IEA upbeat on 2H oil demand on Covid recovery hopes

  • : Crude oil
  • 21/05/12

The IEA has cut its global oil demand growth forecast for 2021, but kept it little changed for the second half on the assumption that the Covid-19 situation in India improves and globally the pandemic largely comes under control through vaccination campaigns.

"India's Covid crisis is a reminder that the outlook for oil demand is mired in uncertainty," the IEA said in its latest Oil Market Report (OMR).

The Paris-based energy watchdog now expects full-year global oil consumption growth of 5.4mn b/d, to 96.4mn b/d, lower by 270,000 b/d from its previous forecast largely because of downgrades to demand in the first half of the year.

It revised demand lower in Europe and OECD Americas by 320,000 b/d and 515,000 b/d respectively in the first quarter, and cut its forecast for demand in India in the second quarter by 630,000 b/d. But it expects demand to jump to 99.6mn b/d in the last three months of 2021, compared with 93.1mn b/d in the first quarter, as vaccination rates rise and mobility restrictions ease.

The IEA said that based on the current Opec+ agreement, it sees global oil production growing by 3.8mn b/d from April to December.

"For 2021 as a whole, world oil production expands by 1.4mn b/d year-on-year versus a collapse of 6.6mn b/d in 2020," it said. "Canada leads non-Opec+ with growth of 340,000 b/d while the US is set to contract by a further 160,000 b/d."

The IEA said that OECD industry oil inventories drew by 25mn bl in March, reducing the overhang versus the latest five-year average to 1.7mn bl, and that stocks continued to fall in April.
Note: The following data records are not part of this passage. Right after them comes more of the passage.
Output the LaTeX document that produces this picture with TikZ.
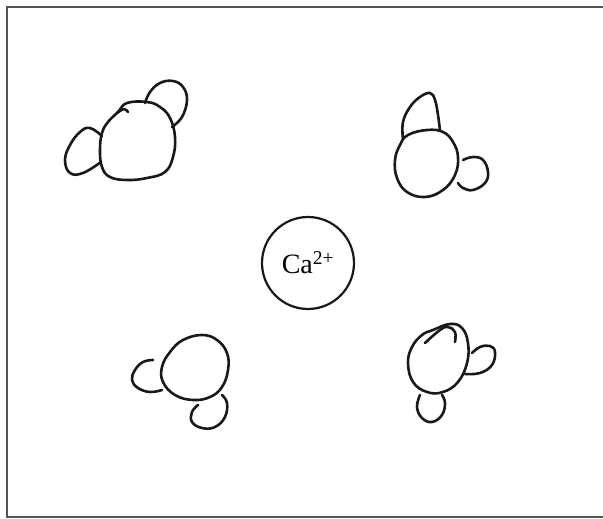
\documentclass[tikz,border=0pt]{standalone}
\usepackage[RGB]{xcolor}
\usepackage{fontspec}
\setmainfont{Liberation Serif}
\usepackage{tikz}
\definecolor{ink}{RGB}{25,25,25}
\definecolor{edge}{RGB}{85,85,85}
\newcommand{\drawpen}{\draw[ink, line width=2.6pt, line cap=round, line join=round]}
\newcommand{\blob}[1]{\drawpen plot[smooth cycle, tension=0.7] coordinates {#1};}
\newcommand{\lobe}[1]{\drawpen plot[smooth, tension=0.7] coordinates {#1};}

\begin{document}
\begin{tikzpicture}[x=1pt, y=-1pt]
\useasboundingbox (0,0) rectangle (603,519);
\draw[edge, line width=2pt] (7,7) rectangle (607,517);
% calcium ion
\node[draw=ink, circle, line width=2.2pt, minimum size=92pt, inner sep=0pt,
  font=\fontsize{28}{32}\selectfont] (ca) at (308,263) {Ca\textsuperscript{2+}};
% top left water
\blob{(127,103) (147,102) (160,107) (170,118) (175,137) (173,157) (165,172) (147,178) (127,180) (110,177) (102,167) (100,150) (102,133) (108,122) (118,112)}
\lobe{(145,103) (150,92) (160,83) (173,81) (183,87) (187,100) (182,117) (172,127)}
\lobe{(102,136) (90,128) (80,132) (70,145) (65,160) (70,173) (83,173) (101,162)}
\lobe{(117,113) (124,109) (128,112)}
% top right water
\blob{(408,135) (427,130) (443,132) (453,142) (458,157) (455,175) (443,190) (425,197) (407,192) (397,178) (395,160) (400,145)}
\lobe{(403,139) (403,122) (410,107) (420,97) (430,93) (435,100) (438,115) (440,131)}
\lobe{(463,160) (473,157) (483,160) (488,172) (485,183) (473,190) (463,188) (458,183)}
% bottom left water
\blob{(170,352) (183,340) (202,335) (217,340) (227,353) (228,370) (222,387) (210,397) (193,400) (175,395) (163,382) (162,367)}
\lobe{(153,360) (143,362) (135,370) (132,380) (138,388) (150,392) (162,390)}
\lobe{(198,405) (192,412) (192,422) (202,428) (215,427) (225,417) (227,403) (222,395)}
% bottom right water
\blob{(433,330) (450,324) (462,328) (468,343) (467,363) (458,382) (443,392) (427,392) (413,382) (408,363) (412,347) (422,335)}
\lobe{(425,343) (440,330) (448,327) (455,332) (455,342)}
\lobe{(472,353) (480,347) (490,346) (495,352) (492,365) (480,373) (465,374)}
\lobe{(420,395) (417,407) (422,418) (432,422) (442,415) (445,403) (442,395)}
\end{tikzpicture}
\end{document}
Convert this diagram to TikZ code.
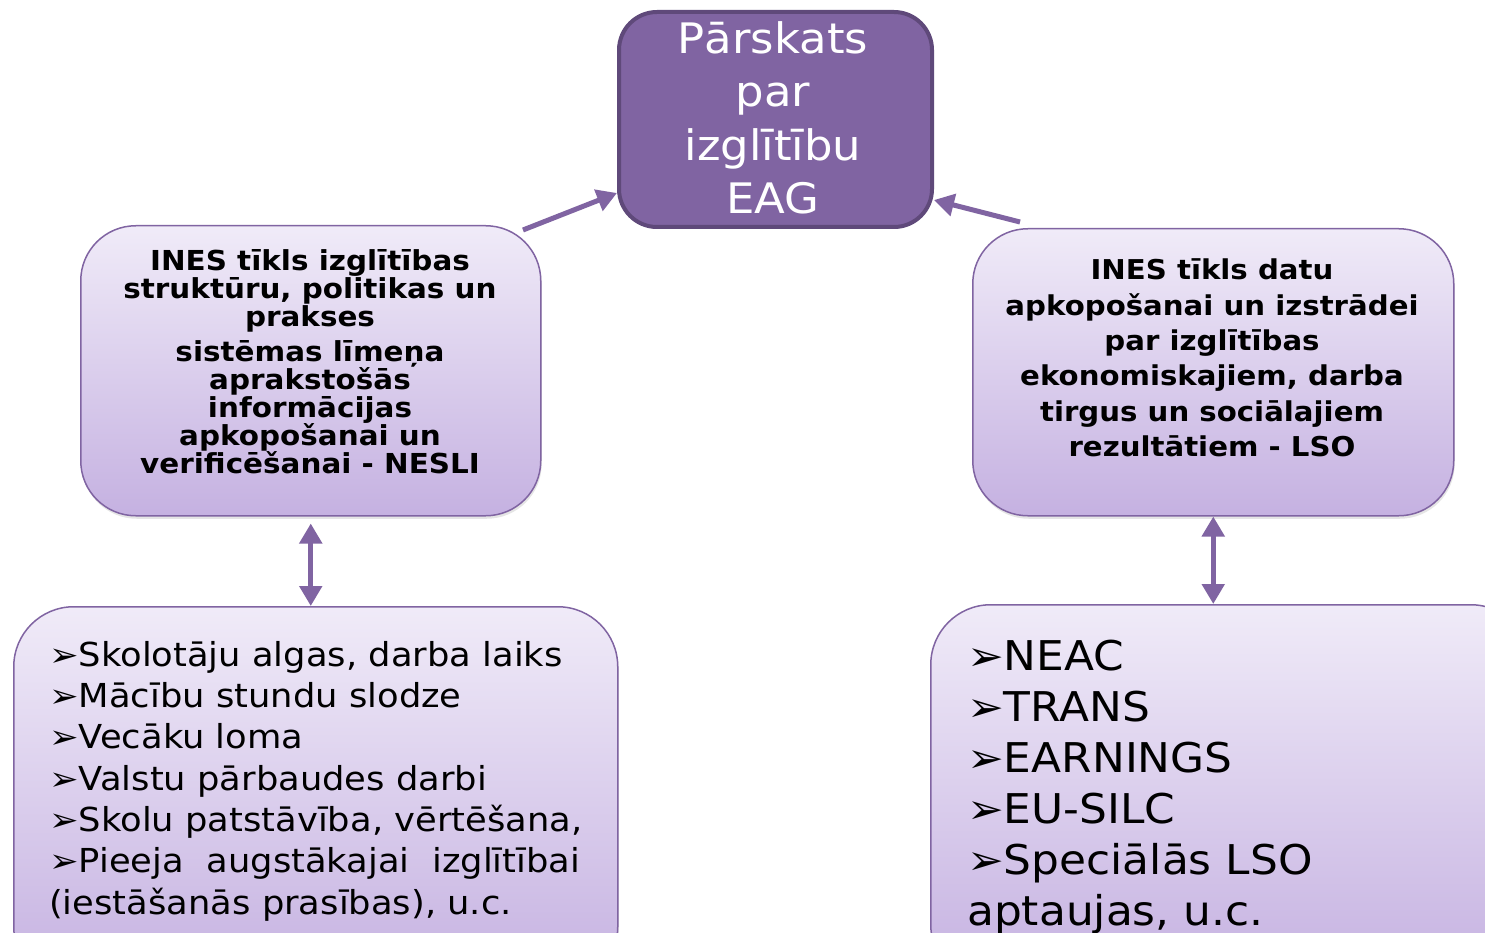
\documentclass[tikz,border=0pt]{standalone}
\usepackage{fontspec}
\setmainfont[FakeStretch=1.07]{DejaVu Sans}
\usetikzlibrary{arrows.meta,shadows,calc}
\definecolor{purp}{HTML}{8064A2}
\definecolor{purpdark}{HTML}{5F497A}
\definecolor{lavtop}{HTML}{F0EBF8}
\definecolor{lavbot}{HTML}{C5B1E1}
\begin{document}
\begin{tikzpicture}[x=1pt,y=-1pt,
  lavbox/.style={draw=purp, line width=1.5pt, top color=lavtop, bottom color=lavbot,
     drop shadow={opacity=0.2, shadow xshift=1pt, shadow yshift=-3pt}, inner sep=0pt},
  topbox/.style={draw=purpdark, line width=4pt, fill=purp, rounded corners=38pt, inner sep=0pt},
  conn/.style={draw=purp, line width=5pt, -{Triangle[length=20pt,width=22pt]}},
  dconn/.style={draw=purp, line width=5pt, {Triangle[length=20pt,width=22pt]}-{Triangle[length=20pt,width=22pt]}}]
\useasboundingbox (0,0) rectangle (1485,933);
\clip (0,0) rectangle (1485,933);
\fill[white] (0,0) rectangle (1485,933);
% boxes
\node[topbox, minimum width=313, minimum height=215, anchor=north west] (eag) at (617,10) {};
\node[lavbox, rounded corners=55pt, minimum width=460, minimum height=290, anchor=north west] (nesli) at (80,225) {};
\node[lavbox, rounded corners=55pt, minimum width=481, minimum height=287, anchor=north west] (lso) at (972,228) {};
\node[lavbox, rounded corners=60pt, minimum width=604, minimum height=380, anchor=north west] (listL) at (13,606) {};
\node[lavbox, rounded corners=60pt, minimum width=600, minimum height=380, anchor=north west] (listR) at (930,604) {};
% texts
\node[text=white, align=center, font=\fontsize{42}{53.5}\selectfont, inner sep=0pt] (eagt) at (773,118)
  {Pārskats\\par\\izglītību\\EAG};
\node[align=center, font=\bfseries\fontsize{27.5}{28}\selectfont, inner sep=0pt] (neslit) at (310,362)
  {INES tīkls izglītības\\struktūru, politikas un\\prakses\\[7pt]sistēmas līmeņa\\aprakstošās\\informācijas\\apkopošanai un\\verificēšanai - NESLI};
\node[align=center, font=\bfseries\fontsize{27.3}{35.3}\selectfont, inner sep=0pt] (lsot) at (1212,358)
  {INES tīkls datu\\apkopošanai un izstrādei\\par izglītības\\ekonomiskajiem, darba\\tirgus un sociālajiem\\rezultātiem - LSO};
\node[align=left, anchor=north west, font=\fontsize{33}{41.3}\selectfont, inner sep=0pt] (listLt) at (49,641)
  {➢Skolotāju algas, darba laiks\\➢Mācību stundu slodze\\➢Vecāku loma\\➢Valstu pārbaudes darbi\\➢Skolu patstāvība, vērtēšana,\\\makebox[531pt][s]{➢Pieeja augstākajai izglītībai}\\(iestāšanās prasības), u.c.};
\node[align=left, anchor=north west, font=\fontsize{41}{51}\selectfont, inner sep=0pt] (listRt) at (967,640)
  {➢NEAC\\➢TRANS\\➢EARNINGS\\➢EU-SILC\\➢Speciālās LSO\\aptaujas, u.c.};
% connectors
\coordinate (a1s) at (523,230);
\coordinate (a2s) at (1020,222);
\draw[conn] (a1s) -- (eag.west |- 0,193);
\draw[conn] (a2s) -- (eag.east |- 0,200);
\draw[dconn] ($(nesli.south)+(0,7)$) -- (listL.north -| nesli.south);
\draw[dconn] (lso.south) -- (listR.north -| lso.south);
\end{tikzpicture}
\end{document}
Global stocks were 36.9mn bl above the 2015-19 average, which the Opec+ group uses to benchmark the success of its production agreement.

"After nearly a year of robust supply restraint from Opec+, bloated world oil inventories that built up during last year's Covid-19 demand shock have returned to more normal levels," it said. "While the market looks oversupplied in May, stock draws are set to resume from June, even with global oil supply on the rise."